The GD maintains that these high-profile arrests are in strict accordance to the law and they have invited international jurists and human rights experts to observe the process. In a letter to US Senators who warned the arrest of Saakashvili could harm US-Georgia relations, Prime Minister Irakli Garibashvili noted the contradiction of not investigating some crimes and ensuring the principles of rule of law and democracy. Some officials wonder why it’s okay for Italy to prosecute Silvio Berlusconi and wrong for Georgia to arrest Saakashvili, but they fail to understand how the West perceives crime. Berlusconi is a sex offender who did nothing to make Italy a better place, whereas Saakashvili may have ordered police to beat a few people and may have stole a little money, but he turned Georgia into one of the world’s fastest growing economies.

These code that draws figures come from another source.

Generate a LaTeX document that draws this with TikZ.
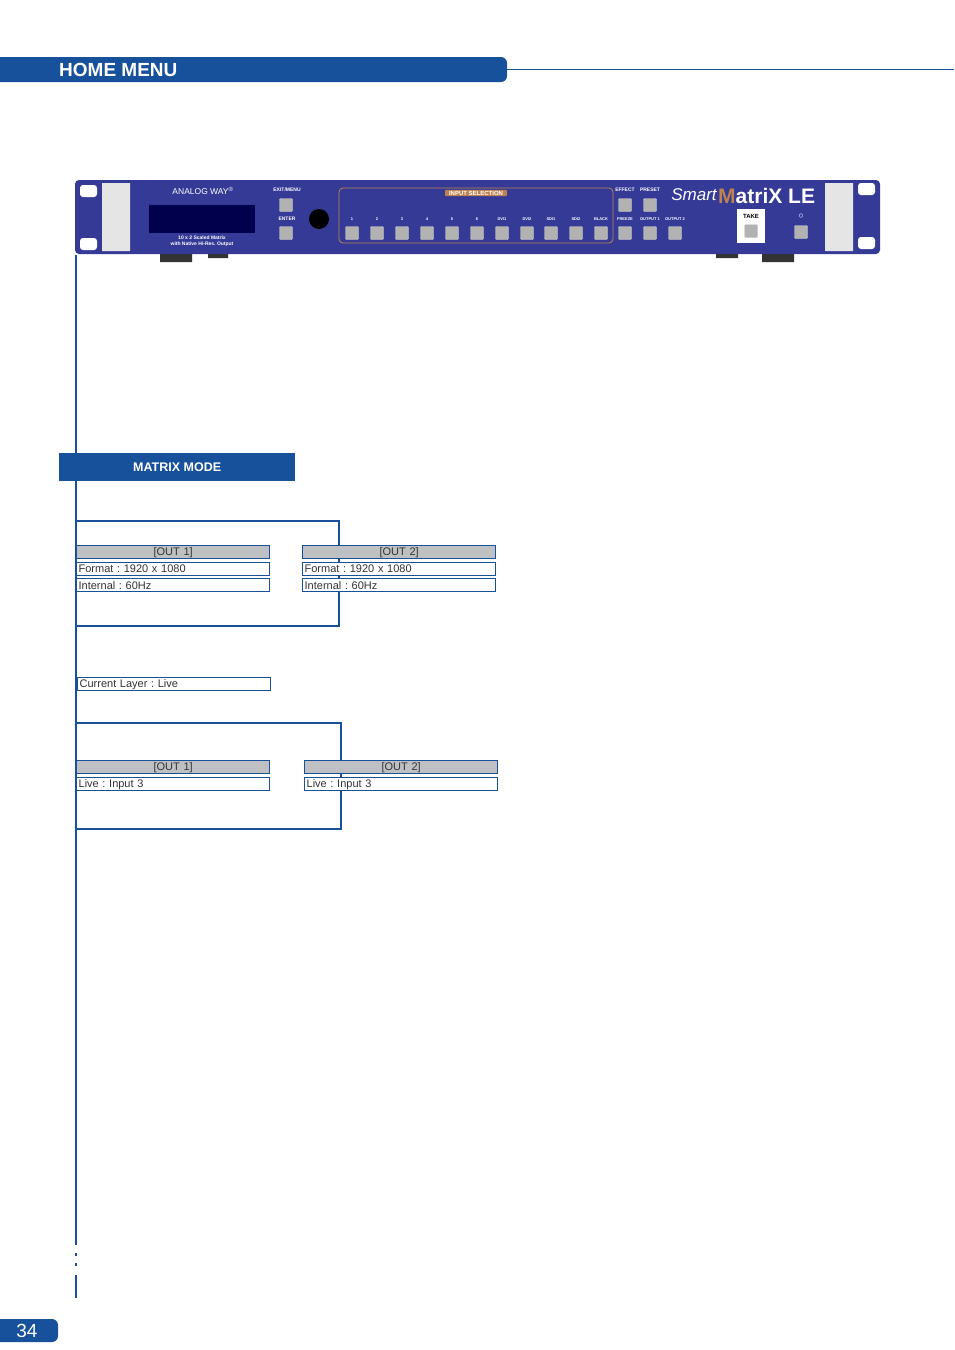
\documentclass[tikz,border=0pt]{standalone}
\usepackage{fontspec}
\setmainfont{Liberation Sans}
\frenchspacing
\definecolor{awblue}{RGB}{23,80,155}
\definecolor{panel}{RGB}{52,58,150}
\definecolor{boxgray}{RGB}{190,192,195}
\definecolor{selorange}{RGB}{190,130,80}
\begin{document}
\begin{tikzpicture}[x=1pt,y=-1pt]
    \tikzstyle{menubar}=[fill=awblue, rounded corners=6pt]
    \tikzstyle{line}=[draw=awblue, line width=1.2pt]
    \tikzstyle{field}=[draw=awblue, fill=white, line width=1.3pt, text width=189pt, minimum height=13pt,
                       inner xsep=2pt, inner ysep=0pt, font=\fontsize{11}{12}\selectfont, text=black!80, anchor=north west]
    \tikzstyle{head}=[field, fill=boxgray, align=center]
    \tikzstyle{btn}=[draw=gray!40, fill=gray!60, minimum size=13pt, inner sep=0pt, rounded corners=1pt]
    \tikzstyle{tiny}=[text=white, font=\fontsize{5}{5.5}\selectfont\bfseries, inner sep=0pt]
    \useasboundingbox (0,0) rectangle (954,1350);

    % header
    \fill[menubar] (-10,57) rectangle (507,82);
    \node[text=white, font=\bfseries\fontsize{19}{20}\selectfont, anchor=west, inner sep=0pt] (title) at (59,69.5) {HOME MENU};
    \draw[awblue, line width=0.8pt] (507,69) -- (954,69);

    % device
    \fill[black!80] (160,252) rectangle (192,262) (208,252) rectangle (228,258)
                    (716,252) rectangle (738,258) (762,252) rectangle (794,262);
    \fill[panel, rounded corners=4pt] (75,180) rectangle (880,254);
    \fill[gray!20] (102,183) rectangle (130,251) (825,183) rectangle (853,251);
    \fill[white, rounded corners=3pt] (80,185) rectangle (97,197) (80,238) rectangle (97,250)
                                      (858,183) rectangle (875,195) (858,237) rectangle (875,249);
    \fill[black!70!blue] (149,205) rectangle (255,233);
    \node[tiny, font=\fontsize{8.5}{9}\selectfont] (brand) at (203,191) {ANALOG WAY\textsuperscript{®}};
    \node[tiny, align=center] (spec) at (202,241) {10 x 2 Scaled Matrix\\with Native Hi-Res. Output};
    \draw[selorange, rounded corners=4pt, line width=0.8pt] (339,188) rectangle (613,243);
    \node[fill=selorange, rounded corners=1pt, tiny, font=\fontsize{6}{6}\selectfont\bfseries, inner xsep=4pt, inner ysep=1pt] (sel) at (476,193) {INPUT SELECTION};
    \fill[black] (319,219) circle (10pt);
    \fill[white] (737,209) rectangle (765,243);
    \node[font=\fontsize{6}{6}\selectfont\bfseries, text=black, inner sep=0pt] (take) at (751,216) {TAKE};
    \node[btn] (takebtn) at (751,231) {};
    \node[text=white, font=\itshape\fontsize{17}{17}\selectfont, inner sep=0pt] (smart) at (694,195) {Smart};
    \node[font=\bfseries\fontsize{21}{21}\selectfont, inner sep=0pt, anchor=west] (matrix) at (718,196)
        {\textcolor{selorange}{M}\textcolor{white}{atriX LE}};
    \node[btn] (exit) at (286,205) {};
    \node[tiny] at (287,190) {EXIT/MENU};
    \node[btn] (effect) at (625,205) {};
    \node[tiny] at (625,190) {EFFECT};
    \node[btn] (preset) at (650,205) {};
    \node[tiny] at (650,190) {PRESET};
    \node[btn] (enter) at (286,233) {};
    \node[tiny] at (287,219) {ENTER};
    \foreach \x/\t in {352/1,377/2,402/3,427/4,452/5,477/6,502/DVI1,527/DVI2,551/SDI1,576/SDI2,601/BLACK,625/FREEZE,650/OUTPUT 1,675/OUTPUT 2}{
        \node[btn] at (\x,233) {};
        \node[tiny, font=\fontsize{4}{4}\selectfont\bfseries] at (\x,219) {\t};
    }
    \node[btn] (power) at (801,232) {};
    \node[text=white, font=\fontsize{10}{10}\selectfont, inner sep=0pt] at (801,216) {$\circ$};

    % tree line
    \draw[line] (76,255) -- (76,1245);
    \draw[line] (76,1253) -- (76,1256) (76,1263) -- (76,1266) (76,1275) -- (76,1298);

    \node[fill=awblue, minimum width=236pt, minimum height=28pt, text=white,
          font=\bfseries\fontsize{12.5}{13}\selectfont, anchor=north west] (matrixmode) at (59,453) {MATRIX MODE};

    % outputs format
    \draw[line] (76,521) -- (339,521) -- (339,626) -- (76,626);
    \node[head] (fmtA) at (76,545) {[OUT 1]};
    \node[field] (fmtB) at (76,562) {Format : 1920 x 1080};
    \node[field] (fmtC) at (76,578) {Internal : 60Hz};
    \node[head] (fmtD) at (302,545) {[OUT 2]};
    \node[field] (fmtE) at (302,562) {Format : 1920 x 1080};
    \node[field] (fmtF) at (302,578) {Internal : 60Hz};
    \node[field] (layer) at (77,677) {Current Layer : Live};

    % outputs live
    \draw[line] (76,723) -- (341,723) -- (341,829) -- (76,829);
    \node[head] (liveA) at (76,760) {[OUT 1]};
    \node[field] (liveB) at (76,777) {Live : Input 3};
    \node[head] (liveC) at (304,760) {[OUT 2]};
    \node[field] (liveD) at (304,777) {Live : Input 3};

    % page number
    \fill[menubar] (-10,1319) rectangle (58,1342);
    \node[text=white, font=\fontsize{19}{20}\selectfont] (page) at (27,1330.5) {34};
\end{tikzpicture}
\end{document}
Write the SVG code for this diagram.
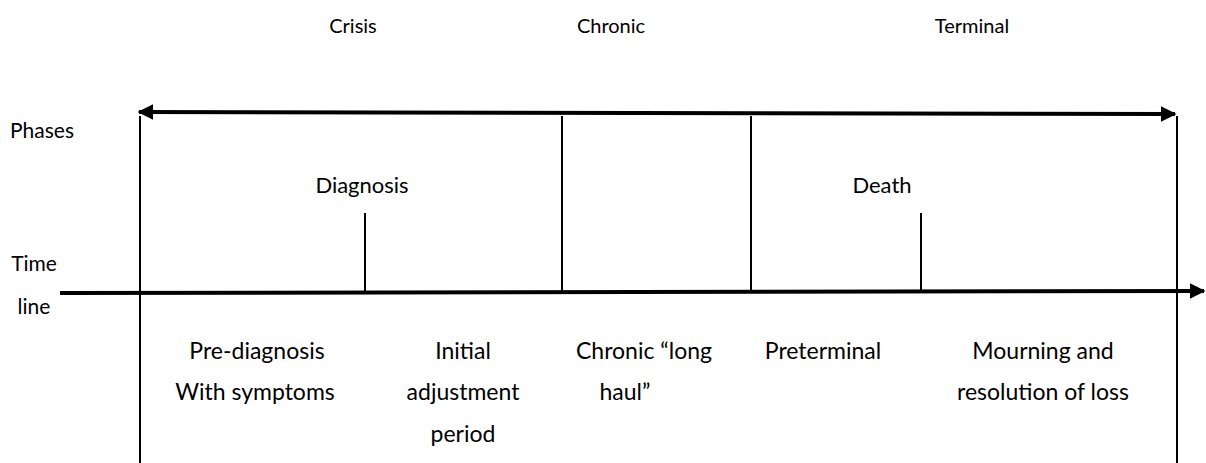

Some analysts, like Lincoln Mitchell of Columbia University, argue that instead of condemning Georgia for charging the former President for crimes the west would do better to demand a fair, transparent trial. But the west is not going to do that. Others, like Tom De Waal of the Carnegie Endowment for International Peace and Anna Dolidze of the German Marshall Fund feel that the best way to diffuse the growing tensions the case against Saakashvili is generating is to “establish a commission that focuses both on egregious cases of injustice and on political reconciliation.” But Georgia is not going to do that. The Prosecutor General will gather more evidence and open more cases against Misha to demonstrate that in the new Georgia, nobody is above the law, even if the scales of justice are rusty. Or to quote a neighborhood taxi driver, “In Georgia, we do things our way.”